WRITTEN EXERCISE:
Your task is to write out only the lines running from the line with "Reproduce this chart with matplotlib." to the line with "158.9, 155.8, 153.4, 151.8, 150.8, 150.1, 149.6]", both ends kept, with no images.

------ MATERIAL TO PROCESS

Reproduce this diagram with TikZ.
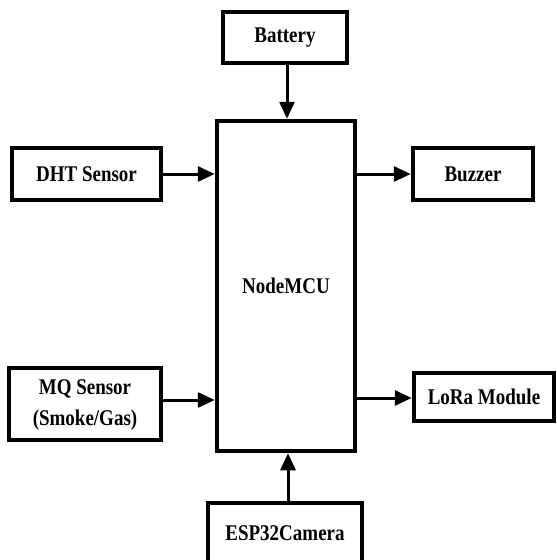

------------
------ MATERIAL TO PROCESS

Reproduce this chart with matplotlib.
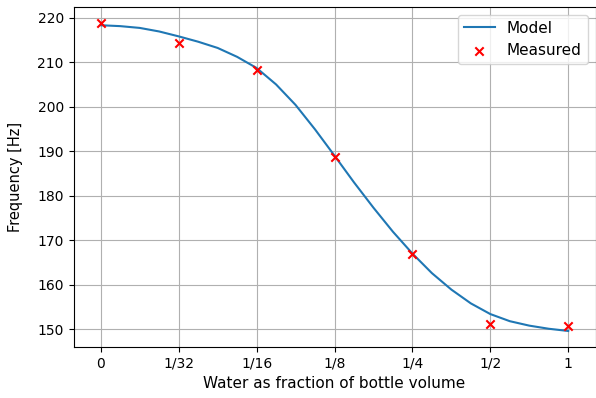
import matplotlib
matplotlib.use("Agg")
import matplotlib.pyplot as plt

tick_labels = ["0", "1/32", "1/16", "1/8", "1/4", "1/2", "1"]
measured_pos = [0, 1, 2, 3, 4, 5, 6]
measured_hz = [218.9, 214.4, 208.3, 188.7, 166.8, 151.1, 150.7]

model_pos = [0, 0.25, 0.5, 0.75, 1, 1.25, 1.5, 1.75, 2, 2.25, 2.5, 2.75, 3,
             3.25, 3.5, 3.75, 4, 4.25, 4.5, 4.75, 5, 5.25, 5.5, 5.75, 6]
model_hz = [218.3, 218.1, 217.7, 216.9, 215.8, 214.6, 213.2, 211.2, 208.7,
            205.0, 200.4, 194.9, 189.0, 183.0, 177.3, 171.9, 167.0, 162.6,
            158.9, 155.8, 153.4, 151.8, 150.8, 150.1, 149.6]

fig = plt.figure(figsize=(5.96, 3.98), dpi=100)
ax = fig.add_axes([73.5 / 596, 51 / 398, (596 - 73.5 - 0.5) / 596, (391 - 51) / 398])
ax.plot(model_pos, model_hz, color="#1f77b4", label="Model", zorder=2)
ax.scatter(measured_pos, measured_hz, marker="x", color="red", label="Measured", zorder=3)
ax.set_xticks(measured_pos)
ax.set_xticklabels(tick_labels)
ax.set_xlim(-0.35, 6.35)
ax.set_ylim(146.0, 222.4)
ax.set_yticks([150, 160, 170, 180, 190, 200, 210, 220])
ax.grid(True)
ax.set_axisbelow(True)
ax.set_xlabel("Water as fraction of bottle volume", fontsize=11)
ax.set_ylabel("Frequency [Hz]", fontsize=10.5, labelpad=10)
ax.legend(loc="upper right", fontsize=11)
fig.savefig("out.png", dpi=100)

------------

TASK SOLUTION:
Reproduce this chart with matplotlib.
import matplotlib
matplotlib.use("Agg")
import matplotlib.pyplot as plt

tick_labels = ["0", "1/32", "1/16", "1/8", "1/4", "1/2", "1"]
measured_pos = [0, 1, 2, 3, 4, 5, 6]
measured_hz = [218.9, 214.4, 208.3, 188.7, 166.8, 151.1, 150.7]

model_pos = [0, 0.25, 0.5, 0.75, 1, 1.25, 1.5, 1.75, 2, 2.25, 2.5, 2.75, 3,
             3.25, 3.5, 3.75, 4, 4.25, 4.5, 4.75, 5, 5.25, 5.5, 5.75, 6]
model_hz = [218.3, 218.1, 217.7, 216.9, 215.8, 214.6, 213.2, 211.2, 208.7,
            205.0, 200.4, 194.9, 189.0, 183.0, 177.3, 171.9, 167.0, 162.6,
            158.9, 155.8, 153.4, 151.8, 150.8, 150.1, 149.6]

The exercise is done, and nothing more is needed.